What is needed -> Reproduce the listing below exactly. Pictures do not belong in the copy.

(Figure scripts)

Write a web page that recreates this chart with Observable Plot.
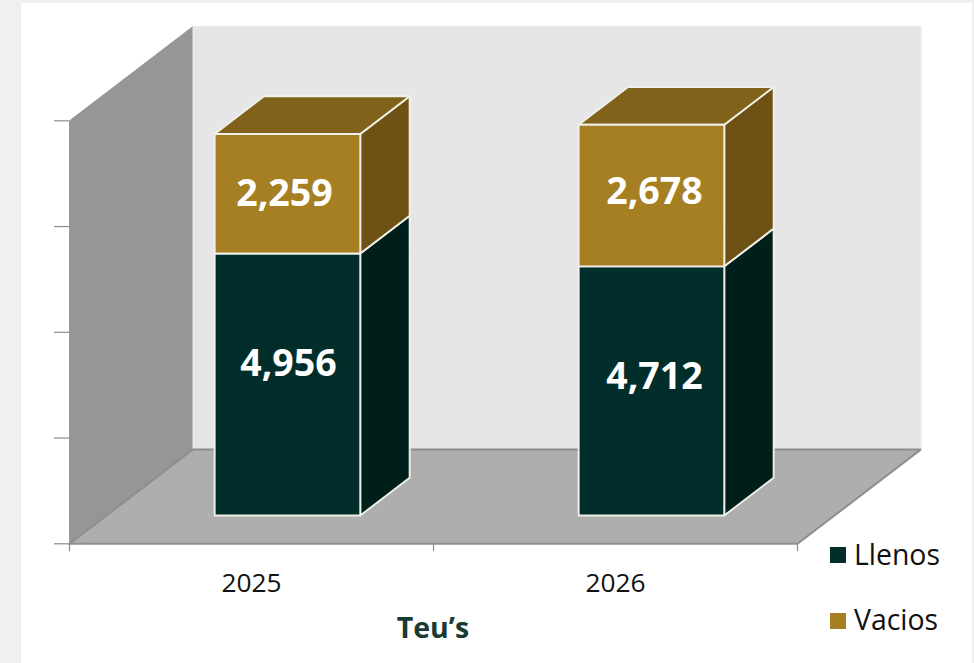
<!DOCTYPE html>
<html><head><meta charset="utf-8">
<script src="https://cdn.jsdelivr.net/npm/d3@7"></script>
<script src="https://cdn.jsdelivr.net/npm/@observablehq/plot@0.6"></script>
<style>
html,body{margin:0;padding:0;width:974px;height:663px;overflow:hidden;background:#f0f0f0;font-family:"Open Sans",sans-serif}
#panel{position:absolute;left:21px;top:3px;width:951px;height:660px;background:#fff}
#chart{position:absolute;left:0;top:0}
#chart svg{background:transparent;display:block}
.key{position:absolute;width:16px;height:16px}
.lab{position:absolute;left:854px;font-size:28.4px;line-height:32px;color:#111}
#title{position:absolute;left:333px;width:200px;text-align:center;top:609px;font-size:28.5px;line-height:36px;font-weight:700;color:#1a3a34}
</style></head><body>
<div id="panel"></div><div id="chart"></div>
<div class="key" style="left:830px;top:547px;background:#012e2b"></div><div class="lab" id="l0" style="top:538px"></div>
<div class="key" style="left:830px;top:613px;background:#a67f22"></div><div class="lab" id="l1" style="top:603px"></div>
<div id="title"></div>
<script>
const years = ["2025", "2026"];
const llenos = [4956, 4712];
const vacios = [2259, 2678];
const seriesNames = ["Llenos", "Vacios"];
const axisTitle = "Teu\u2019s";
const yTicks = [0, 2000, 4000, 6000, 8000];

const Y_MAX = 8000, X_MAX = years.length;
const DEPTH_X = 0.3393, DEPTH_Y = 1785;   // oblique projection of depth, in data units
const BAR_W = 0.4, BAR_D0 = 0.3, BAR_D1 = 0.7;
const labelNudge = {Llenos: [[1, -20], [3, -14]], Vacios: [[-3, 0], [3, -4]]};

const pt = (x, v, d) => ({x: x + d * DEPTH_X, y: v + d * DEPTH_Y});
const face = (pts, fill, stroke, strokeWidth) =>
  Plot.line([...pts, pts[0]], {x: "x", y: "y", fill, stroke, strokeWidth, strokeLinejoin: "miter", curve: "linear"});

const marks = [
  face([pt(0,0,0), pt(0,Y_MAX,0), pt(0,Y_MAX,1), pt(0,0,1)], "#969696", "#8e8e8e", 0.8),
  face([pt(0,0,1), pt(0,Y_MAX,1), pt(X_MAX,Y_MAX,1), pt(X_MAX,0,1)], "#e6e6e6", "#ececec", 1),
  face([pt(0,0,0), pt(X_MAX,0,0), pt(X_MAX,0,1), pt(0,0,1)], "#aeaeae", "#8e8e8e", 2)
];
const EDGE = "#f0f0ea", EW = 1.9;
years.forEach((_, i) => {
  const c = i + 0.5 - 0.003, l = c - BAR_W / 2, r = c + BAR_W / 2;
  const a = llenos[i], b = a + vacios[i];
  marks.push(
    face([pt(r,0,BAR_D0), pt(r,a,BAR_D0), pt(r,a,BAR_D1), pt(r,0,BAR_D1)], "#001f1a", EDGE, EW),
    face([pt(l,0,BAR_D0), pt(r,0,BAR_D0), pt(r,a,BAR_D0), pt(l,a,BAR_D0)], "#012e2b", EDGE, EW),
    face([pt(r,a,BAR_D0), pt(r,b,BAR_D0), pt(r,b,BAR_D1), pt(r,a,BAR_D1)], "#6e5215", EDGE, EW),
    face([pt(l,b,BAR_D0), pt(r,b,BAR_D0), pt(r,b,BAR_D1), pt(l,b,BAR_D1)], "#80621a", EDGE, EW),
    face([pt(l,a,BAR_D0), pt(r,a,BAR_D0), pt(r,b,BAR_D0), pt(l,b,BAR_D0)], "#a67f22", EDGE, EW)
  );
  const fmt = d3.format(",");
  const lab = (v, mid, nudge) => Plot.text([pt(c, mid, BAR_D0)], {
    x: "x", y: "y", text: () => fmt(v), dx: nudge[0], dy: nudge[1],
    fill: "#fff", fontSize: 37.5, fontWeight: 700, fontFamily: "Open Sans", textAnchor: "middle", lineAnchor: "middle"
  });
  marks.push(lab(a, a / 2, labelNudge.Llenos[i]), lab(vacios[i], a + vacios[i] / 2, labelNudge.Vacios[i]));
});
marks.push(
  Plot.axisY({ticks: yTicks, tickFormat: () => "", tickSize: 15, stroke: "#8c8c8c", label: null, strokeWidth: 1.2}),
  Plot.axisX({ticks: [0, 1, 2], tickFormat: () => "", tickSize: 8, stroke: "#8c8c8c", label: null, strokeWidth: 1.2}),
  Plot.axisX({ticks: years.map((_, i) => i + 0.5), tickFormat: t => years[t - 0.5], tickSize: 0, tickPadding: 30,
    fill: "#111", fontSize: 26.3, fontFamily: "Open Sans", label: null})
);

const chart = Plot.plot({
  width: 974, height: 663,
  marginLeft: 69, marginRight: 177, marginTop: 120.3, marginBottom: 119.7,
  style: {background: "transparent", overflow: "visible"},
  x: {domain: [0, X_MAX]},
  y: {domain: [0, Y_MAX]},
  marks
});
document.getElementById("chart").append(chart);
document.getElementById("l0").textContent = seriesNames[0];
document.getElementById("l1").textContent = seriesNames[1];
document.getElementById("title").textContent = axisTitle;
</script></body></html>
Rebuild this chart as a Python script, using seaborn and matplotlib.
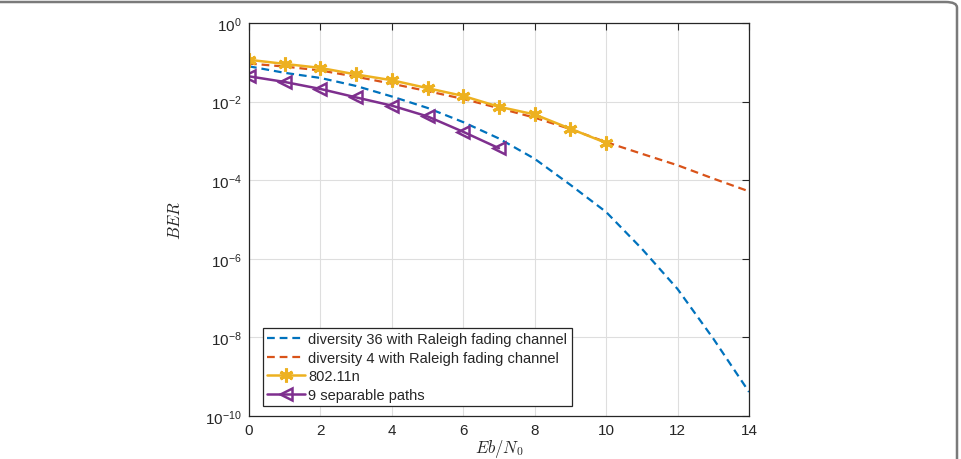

Result of the task ->
Write a web page that recreates this chart with Observable Plot.
<!DOCTYPE html>
<html><head><meta charset="utf-8">
<script src="https://cdn.jsdelivr.net/npm/d3@7"></script>
<script src="https://cdn.jsdelivr.net/npm/@observablehq/plot@0.6"></script>
<style>
html,body{margin:0;padding:0;width:974px;height:663px;overflow:hidden;background:#f0f0f0;font-family:"Open Sans",sans-serif}
#panel{position:absolute;left:21px;top:3px;width:951px;height:660px;background:#fff}
#chart{position:absolute;left:0;top:0}
#chart svg{background:transparent;display:block}
.key{position:absolute;width:16px;height:16px}
.lab{position:absolute;left:854px;font-size:28.4px;line-height:32px;color:#111}
#title{position:absolute;left:333px;width:200px;text-align:center;top:609px;font-size:28.5px;line-height:36px;font-weight:700;color:#1a3a34}
</style></head><body>
<div id="panel"></div><div id="chart"></div>
<div class="key" style="left:830px;top:547px;background:#012e2b"></div><div class="lab" id="l0" style="top:538px"></div>
<div class="key" style="left:830px;top:613px;background:#a67f22"></div><div class="lab" id="l1" style="top:603px"></div>
<div id="title"></div>
<script>
const years = ["2025", "2026"];
const llenos = [4956, 4712];
const vacios = [2259, 2678];
const seriesNames = ["Llenos", "Vacios"];
const axisTitle = "Teu\u2019s";
const yTicks = [0, 2000, 4000, 6000, 8000];

const Y_MAX = 8000, X_MAX = years.length;
const DEPTH_X = 0.3393, DEPTH_Y = 1785;   // oblique projection of depth, in data units
const BAR_W = 0.4, BAR_D0 = 0.3, BAR_D1 = 0.7;
const labelNudge = {Llenos: [[1, -20], [3, -14]], Vacios: [[-3, 0], [3, -4]]};

const pt = (x, v, d) => ({x: x + d * DEPTH_X, y: v + d * DEPTH_Y});
const face = (pts, fill, stroke, strokeWidth) =>
  Plot.line([...pts, pts[0]], {x: "x", y: "y", fill, stroke, strokeWidth, strokeLinejoin: "miter", curve: "linear"});

const marks = [
  face([pt(0,0,0), pt(0,Y_MAX,0), pt(0,Y_MAX,1), pt(0,0,1)], "#969696", "#8e8e8e", 0.8),
  face([pt(0,0,1), pt(0,Y_MAX,1), pt(X_MAX,Y_MAX,1), pt(X_MAX,0,1)], "#e6e6e6", "#ececec", 1),
  face([pt(0,0,0), pt(X_MAX,0,0), pt(X_MAX,0,1), pt(0,0,1)], "#aeaeae", "#8e8e8e", 2)
];
const EDGE = "#f0f0ea", EW = 1.9;
years.forEach((_, i) => {
  const c = i + 0.5 - 0.003, l = c - BAR_W / 2, r = c + BAR_W / 2;
  const a = llenos[i], b = a + vacios[i];
  marks.push(
    face([pt(r,0,BAR_D0), pt(r,a,BAR_D0), pt(r,a,BAR_D1), pt(r,0,BAR_D1)], "#001f1a", EDGE, EW),
    face([pt(l,0,BAR_D0), pt(r,0,BAR_D0), pt(r,a,BAR_D0), pt(l,a,BAR_D0)], "#012e2b", EDGE, EW),
    face([pt(r,a,BAR_D0), pt(r,b,BAR_D0), pt(r,b,BAR_D1), pt(r,a,BAR_D1)], "#6e5215", EDGE, EW),
    face([pt(l,b,BAR_D0), pt(r,b,BAR_D0), pt(r,b,BAR_D1), pt(l,b,BAR_D1)], "#80621a", EDGE, EW),
    face([pt(l,a,BAR_D0), pt(r,a,BAR_D0), pt(r,b,BAR_D0), pt(l,b,BAR_D0)], "#a67f22", EDGE, EW)
  );
  const fmt = d3.format(",");
  const lab = (v, mid, nudge) => Plot.text([pt(c, mid, BAR_D0)], {
    x: "x", y: "y", text: () => fmt(v), dx: nudge[0], dy: nudge[1],
    fill: "#fff", fontSize: 37.5, fontWeight: 700, fontFamily: "Open Sans", textAnchor: "middle", lineAnchor: "middle"
  });
  marks.push(lab(a, a / 2, labelNudge.Llenos[i]), lab(vacios[i], a + vacios[i] / 2, labelNudge.Vacios[i]));
});
marks.push(
  Plot.axisY({ticks: yTicks, tickFormat: () => "", tickSize: 15, stroke: "#8c8c8c", label: null, strokeWidth: 1.2}),
  Plot.axisX({ticks: [0, 1, 2], tickFormat: () => "", tickSize: 8, stroke: "#8c8c8c", label: null, strokeWidth: 1.2}),
  Plot.axisX({ticks: years.map((_, i) => i + 0.5), tickFormat: t => years[t - 0.5], tickSize: 0, tickPadding: 30,
    fill: "#111", fontSize: 26.3, fontFamily: "Open Sans", label: null})
);

const chart = Plot.plot({
  width: 974, height: 663,
  marginLeft: 69, marginRight: 177, marginTop: 120.3, marginBottom: 119.7,
  style: {background: "transparent", overflow: "visible"},
  x: {domain: [0, X_MAX]},
  y: {domain: [0, Y_MAX]},
  marks
});
document.getElementById("chart").append(chart);
document.getElementById("l0").textContent = seriesNames[0];
document.getElementById("l1").textContent = seriesNames[1];
document.getElementById("title").textContent = axisTitle;
</script></body></html>
Rebuild this chart as a Python script, using seaborn and matplotlib.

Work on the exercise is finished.